TASK BRIEF:
Scan the listing that follows and report how many lines contain "this". Write the number alone.

RECORDS FOR THE TASK:
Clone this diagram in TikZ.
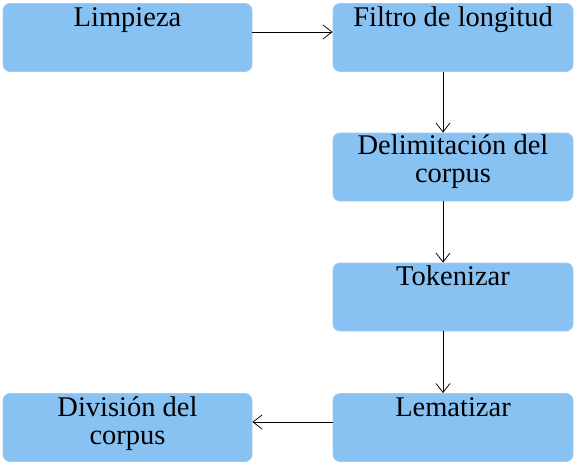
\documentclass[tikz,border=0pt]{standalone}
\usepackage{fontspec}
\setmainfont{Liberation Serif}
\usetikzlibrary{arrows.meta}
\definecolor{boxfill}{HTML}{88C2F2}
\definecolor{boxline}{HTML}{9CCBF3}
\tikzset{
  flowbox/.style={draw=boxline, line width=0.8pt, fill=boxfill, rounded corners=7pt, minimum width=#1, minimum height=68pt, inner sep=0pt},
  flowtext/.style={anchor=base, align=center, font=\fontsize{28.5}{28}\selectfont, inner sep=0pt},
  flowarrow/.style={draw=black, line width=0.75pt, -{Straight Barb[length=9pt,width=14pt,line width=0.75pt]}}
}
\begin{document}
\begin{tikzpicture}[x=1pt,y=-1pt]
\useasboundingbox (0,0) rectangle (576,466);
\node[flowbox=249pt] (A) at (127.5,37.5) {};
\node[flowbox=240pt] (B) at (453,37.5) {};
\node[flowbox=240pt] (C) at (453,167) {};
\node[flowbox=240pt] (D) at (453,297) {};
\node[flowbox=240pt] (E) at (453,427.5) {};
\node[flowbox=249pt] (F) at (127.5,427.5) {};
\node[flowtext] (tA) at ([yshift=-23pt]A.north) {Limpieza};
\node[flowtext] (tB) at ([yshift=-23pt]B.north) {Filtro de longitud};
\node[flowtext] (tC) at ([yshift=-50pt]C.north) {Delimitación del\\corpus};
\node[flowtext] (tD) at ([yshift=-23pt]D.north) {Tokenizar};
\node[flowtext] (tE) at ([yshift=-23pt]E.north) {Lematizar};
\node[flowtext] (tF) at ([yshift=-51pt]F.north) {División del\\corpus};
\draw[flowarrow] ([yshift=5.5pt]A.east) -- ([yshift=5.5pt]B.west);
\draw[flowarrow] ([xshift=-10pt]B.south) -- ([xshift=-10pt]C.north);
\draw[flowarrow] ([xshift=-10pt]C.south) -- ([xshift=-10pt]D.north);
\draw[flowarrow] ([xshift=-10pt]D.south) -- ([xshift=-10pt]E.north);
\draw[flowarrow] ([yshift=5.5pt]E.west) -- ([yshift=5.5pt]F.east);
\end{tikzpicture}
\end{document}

* * *

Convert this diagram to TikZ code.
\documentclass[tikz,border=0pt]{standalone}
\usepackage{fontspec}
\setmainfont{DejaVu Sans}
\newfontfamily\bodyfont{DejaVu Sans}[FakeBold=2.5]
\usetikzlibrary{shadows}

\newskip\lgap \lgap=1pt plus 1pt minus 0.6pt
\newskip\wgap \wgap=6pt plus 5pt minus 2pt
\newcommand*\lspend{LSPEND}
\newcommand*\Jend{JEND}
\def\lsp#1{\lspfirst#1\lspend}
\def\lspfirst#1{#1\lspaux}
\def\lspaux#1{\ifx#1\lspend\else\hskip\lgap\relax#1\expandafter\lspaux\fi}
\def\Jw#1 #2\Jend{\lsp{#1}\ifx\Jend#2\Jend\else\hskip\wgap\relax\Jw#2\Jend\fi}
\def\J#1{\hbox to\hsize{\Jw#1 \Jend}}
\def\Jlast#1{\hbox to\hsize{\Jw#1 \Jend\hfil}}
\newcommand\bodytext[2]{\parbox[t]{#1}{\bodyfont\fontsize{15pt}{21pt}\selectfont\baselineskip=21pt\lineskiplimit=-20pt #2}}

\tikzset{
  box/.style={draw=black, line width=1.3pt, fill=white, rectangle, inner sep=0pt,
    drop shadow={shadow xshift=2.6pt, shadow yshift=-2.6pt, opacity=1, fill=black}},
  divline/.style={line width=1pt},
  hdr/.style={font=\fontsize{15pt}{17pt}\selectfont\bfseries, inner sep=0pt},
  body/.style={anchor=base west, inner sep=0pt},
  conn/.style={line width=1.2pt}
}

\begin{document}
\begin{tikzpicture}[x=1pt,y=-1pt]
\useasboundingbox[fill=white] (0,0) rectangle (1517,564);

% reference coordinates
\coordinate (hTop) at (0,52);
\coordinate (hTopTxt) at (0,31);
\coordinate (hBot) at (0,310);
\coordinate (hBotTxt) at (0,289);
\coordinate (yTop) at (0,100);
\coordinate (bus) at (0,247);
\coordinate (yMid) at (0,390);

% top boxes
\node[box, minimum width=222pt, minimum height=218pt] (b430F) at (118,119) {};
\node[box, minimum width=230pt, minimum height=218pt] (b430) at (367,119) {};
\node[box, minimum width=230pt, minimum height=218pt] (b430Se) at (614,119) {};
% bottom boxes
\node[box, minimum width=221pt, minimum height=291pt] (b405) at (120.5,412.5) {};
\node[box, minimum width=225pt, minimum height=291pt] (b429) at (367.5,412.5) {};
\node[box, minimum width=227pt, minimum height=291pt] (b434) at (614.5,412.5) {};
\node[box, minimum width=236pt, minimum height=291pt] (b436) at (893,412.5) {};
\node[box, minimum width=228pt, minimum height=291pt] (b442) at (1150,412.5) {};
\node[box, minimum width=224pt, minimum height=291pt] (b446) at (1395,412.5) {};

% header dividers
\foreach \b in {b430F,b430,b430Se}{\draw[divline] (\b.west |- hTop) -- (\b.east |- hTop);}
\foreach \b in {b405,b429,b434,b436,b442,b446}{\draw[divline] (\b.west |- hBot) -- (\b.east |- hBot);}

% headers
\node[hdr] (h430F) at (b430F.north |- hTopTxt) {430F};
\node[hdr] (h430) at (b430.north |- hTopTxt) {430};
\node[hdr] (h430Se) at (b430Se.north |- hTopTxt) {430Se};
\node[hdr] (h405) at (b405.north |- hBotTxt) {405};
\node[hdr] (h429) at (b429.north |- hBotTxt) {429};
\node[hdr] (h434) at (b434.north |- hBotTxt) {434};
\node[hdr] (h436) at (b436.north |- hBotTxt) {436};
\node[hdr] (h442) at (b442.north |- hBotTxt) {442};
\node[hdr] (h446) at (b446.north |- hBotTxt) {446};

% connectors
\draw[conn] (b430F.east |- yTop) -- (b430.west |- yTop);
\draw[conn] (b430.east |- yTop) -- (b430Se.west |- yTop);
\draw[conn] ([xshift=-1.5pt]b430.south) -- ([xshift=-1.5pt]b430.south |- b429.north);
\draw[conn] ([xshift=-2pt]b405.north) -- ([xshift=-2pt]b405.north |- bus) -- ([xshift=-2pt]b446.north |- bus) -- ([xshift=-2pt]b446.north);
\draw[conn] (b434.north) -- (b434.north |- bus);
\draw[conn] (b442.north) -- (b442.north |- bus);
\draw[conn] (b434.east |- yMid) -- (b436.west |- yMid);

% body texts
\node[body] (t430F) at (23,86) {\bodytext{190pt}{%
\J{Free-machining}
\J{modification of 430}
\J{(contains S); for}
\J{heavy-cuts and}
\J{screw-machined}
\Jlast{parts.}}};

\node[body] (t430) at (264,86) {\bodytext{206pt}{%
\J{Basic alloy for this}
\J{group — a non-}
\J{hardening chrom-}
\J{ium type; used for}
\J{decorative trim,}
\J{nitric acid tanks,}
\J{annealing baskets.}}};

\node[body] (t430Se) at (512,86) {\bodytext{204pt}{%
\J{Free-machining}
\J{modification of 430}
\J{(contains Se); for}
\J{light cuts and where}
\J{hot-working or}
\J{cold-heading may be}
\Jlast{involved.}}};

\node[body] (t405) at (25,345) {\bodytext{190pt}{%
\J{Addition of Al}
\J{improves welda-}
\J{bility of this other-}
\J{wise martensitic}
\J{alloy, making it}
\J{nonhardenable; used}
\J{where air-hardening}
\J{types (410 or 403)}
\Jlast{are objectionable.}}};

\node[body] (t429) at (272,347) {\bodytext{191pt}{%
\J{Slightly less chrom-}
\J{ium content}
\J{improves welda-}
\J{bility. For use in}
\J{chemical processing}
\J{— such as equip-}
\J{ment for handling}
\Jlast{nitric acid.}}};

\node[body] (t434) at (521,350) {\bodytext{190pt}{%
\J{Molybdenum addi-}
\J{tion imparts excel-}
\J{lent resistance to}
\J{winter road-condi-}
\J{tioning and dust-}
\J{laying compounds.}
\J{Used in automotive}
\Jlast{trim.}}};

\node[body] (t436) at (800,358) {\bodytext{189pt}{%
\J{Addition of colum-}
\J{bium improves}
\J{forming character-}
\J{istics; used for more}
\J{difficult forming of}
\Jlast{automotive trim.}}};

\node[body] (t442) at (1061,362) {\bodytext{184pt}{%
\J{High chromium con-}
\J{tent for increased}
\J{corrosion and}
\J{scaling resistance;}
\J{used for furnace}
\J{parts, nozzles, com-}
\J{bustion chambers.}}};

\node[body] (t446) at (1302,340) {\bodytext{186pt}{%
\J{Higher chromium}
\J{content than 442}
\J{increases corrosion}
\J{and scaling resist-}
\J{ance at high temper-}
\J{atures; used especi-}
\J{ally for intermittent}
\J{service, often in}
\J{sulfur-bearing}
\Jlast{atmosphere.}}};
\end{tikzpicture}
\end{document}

OUTPUT OF THE TASK:
4